Set exercise: Only the lines from the line containing "What Plotly code" to the line containing "import plotly.graph_objects as go", with both of those lines, are to be repeated exactly. Leave the images out.

Exercise material:
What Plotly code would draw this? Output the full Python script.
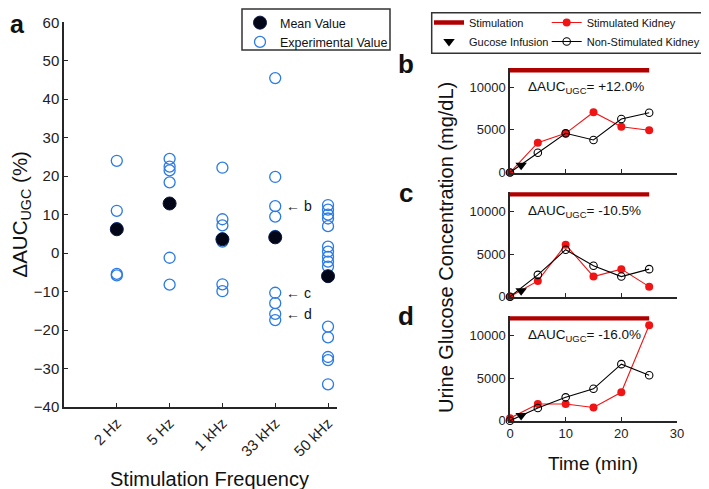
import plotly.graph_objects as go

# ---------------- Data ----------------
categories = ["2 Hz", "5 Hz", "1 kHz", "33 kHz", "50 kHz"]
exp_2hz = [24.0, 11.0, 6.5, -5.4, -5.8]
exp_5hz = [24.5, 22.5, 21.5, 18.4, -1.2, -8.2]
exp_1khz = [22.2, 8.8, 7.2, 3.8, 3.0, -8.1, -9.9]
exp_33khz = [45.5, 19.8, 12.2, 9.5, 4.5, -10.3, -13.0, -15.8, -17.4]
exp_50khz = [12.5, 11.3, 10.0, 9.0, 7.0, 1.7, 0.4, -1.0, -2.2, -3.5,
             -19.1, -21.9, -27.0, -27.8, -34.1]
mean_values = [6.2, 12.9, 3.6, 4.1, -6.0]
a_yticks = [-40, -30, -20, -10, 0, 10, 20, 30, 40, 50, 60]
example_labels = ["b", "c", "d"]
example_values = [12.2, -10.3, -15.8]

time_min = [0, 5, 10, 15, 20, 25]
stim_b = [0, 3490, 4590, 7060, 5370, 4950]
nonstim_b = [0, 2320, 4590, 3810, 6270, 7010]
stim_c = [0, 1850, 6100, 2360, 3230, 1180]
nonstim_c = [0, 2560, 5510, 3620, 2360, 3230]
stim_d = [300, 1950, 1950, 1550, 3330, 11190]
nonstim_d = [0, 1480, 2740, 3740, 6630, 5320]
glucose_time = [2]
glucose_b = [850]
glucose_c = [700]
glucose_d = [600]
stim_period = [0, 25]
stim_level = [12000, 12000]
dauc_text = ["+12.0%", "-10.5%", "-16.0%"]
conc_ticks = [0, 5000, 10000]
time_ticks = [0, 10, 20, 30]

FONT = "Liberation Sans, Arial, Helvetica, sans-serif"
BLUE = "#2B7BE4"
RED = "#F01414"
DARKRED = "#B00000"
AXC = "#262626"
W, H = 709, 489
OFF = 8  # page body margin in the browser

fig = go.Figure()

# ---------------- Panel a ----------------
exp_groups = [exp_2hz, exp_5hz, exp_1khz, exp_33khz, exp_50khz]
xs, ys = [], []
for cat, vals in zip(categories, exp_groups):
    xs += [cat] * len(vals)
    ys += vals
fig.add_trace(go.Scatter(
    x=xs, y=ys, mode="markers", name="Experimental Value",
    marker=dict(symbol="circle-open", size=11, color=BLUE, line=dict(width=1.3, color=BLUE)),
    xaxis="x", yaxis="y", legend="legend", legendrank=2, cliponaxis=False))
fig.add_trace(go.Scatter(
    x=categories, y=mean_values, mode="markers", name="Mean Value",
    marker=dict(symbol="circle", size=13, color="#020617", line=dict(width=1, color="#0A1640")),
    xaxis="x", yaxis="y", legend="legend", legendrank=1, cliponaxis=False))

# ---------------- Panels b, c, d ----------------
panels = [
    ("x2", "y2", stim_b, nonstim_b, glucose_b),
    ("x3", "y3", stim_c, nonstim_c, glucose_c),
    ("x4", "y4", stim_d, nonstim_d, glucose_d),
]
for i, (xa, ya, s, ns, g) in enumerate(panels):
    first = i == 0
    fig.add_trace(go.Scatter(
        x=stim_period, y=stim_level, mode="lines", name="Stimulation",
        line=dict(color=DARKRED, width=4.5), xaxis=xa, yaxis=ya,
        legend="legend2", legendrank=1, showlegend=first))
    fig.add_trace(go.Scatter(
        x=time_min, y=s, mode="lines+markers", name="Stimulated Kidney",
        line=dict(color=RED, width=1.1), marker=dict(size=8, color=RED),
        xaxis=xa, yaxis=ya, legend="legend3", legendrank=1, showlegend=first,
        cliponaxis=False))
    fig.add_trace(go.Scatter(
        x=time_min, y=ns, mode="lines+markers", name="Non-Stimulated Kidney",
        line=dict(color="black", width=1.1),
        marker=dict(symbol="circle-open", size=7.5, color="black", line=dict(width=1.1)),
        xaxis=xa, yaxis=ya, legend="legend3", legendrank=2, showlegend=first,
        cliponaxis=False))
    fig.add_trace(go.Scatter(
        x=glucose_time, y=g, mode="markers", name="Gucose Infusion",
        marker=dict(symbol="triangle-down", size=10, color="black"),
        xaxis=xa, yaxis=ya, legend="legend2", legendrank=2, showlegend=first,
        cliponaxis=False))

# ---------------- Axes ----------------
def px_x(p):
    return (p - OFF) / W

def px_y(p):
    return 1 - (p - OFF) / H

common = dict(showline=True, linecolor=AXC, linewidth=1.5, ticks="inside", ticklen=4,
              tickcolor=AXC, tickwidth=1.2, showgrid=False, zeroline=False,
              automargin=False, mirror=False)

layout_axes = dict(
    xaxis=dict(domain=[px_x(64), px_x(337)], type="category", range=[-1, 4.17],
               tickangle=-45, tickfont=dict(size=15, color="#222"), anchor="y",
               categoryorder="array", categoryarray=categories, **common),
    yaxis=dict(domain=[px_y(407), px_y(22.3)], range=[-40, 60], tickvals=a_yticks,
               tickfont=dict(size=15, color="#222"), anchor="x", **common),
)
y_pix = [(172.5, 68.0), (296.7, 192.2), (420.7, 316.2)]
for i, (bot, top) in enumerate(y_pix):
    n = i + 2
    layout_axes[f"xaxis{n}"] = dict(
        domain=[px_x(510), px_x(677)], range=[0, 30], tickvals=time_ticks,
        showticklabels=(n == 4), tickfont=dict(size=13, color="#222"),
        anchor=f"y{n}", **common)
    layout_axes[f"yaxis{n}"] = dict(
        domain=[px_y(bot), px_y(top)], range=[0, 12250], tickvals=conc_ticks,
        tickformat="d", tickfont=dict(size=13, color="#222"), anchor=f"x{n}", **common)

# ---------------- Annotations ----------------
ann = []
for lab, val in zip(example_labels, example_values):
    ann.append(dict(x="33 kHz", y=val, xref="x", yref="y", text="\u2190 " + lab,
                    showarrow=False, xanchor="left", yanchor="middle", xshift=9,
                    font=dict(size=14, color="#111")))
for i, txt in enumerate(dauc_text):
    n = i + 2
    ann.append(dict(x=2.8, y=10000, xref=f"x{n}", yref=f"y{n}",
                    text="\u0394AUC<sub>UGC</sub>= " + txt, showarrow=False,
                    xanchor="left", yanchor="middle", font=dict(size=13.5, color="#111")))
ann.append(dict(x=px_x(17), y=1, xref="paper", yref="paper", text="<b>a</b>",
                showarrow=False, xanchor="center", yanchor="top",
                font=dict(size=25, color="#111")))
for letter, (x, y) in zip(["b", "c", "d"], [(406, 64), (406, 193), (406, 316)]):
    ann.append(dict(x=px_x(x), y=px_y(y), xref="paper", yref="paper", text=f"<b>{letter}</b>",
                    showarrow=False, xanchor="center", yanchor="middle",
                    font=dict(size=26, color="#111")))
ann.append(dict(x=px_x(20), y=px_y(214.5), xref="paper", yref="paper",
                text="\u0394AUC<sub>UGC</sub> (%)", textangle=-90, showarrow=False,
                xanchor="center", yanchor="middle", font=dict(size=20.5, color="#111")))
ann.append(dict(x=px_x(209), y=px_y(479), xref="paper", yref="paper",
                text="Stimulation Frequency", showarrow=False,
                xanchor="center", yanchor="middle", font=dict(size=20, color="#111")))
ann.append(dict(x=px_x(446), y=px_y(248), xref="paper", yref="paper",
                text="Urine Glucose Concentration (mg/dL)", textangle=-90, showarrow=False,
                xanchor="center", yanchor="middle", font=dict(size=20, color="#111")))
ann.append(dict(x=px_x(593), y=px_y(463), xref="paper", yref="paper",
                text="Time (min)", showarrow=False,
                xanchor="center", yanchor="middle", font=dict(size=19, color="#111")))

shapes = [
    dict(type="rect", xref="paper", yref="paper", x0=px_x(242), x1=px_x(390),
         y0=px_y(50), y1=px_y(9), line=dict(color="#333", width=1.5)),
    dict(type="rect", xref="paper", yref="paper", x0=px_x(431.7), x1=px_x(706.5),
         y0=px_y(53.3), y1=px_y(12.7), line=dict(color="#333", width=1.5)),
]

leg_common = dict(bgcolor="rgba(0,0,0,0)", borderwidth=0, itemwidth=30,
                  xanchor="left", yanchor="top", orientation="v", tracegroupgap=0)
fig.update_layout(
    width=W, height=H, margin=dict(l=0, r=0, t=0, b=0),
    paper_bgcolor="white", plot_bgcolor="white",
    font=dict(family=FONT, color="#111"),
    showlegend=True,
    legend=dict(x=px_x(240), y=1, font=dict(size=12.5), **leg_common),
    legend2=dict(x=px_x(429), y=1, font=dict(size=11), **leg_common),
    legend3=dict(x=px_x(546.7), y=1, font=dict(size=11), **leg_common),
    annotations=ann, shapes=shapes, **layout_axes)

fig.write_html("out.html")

...

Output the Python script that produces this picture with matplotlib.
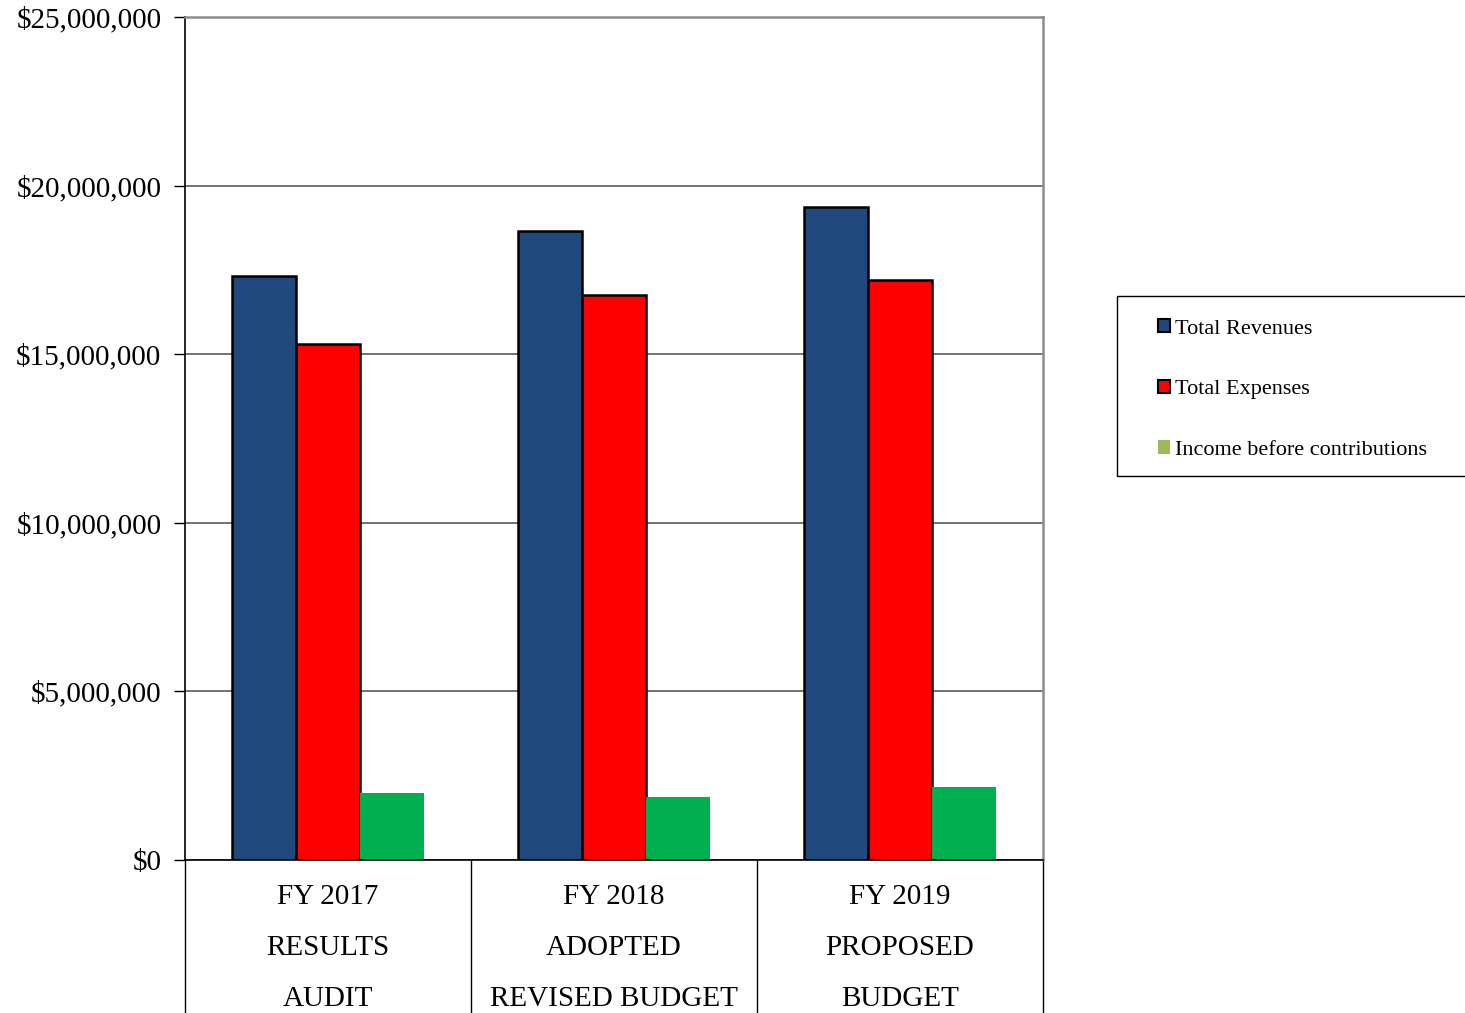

Answer to the exercise:
What Plotly code would draw this? Output the full Python script.
import plotly.graph_objects as go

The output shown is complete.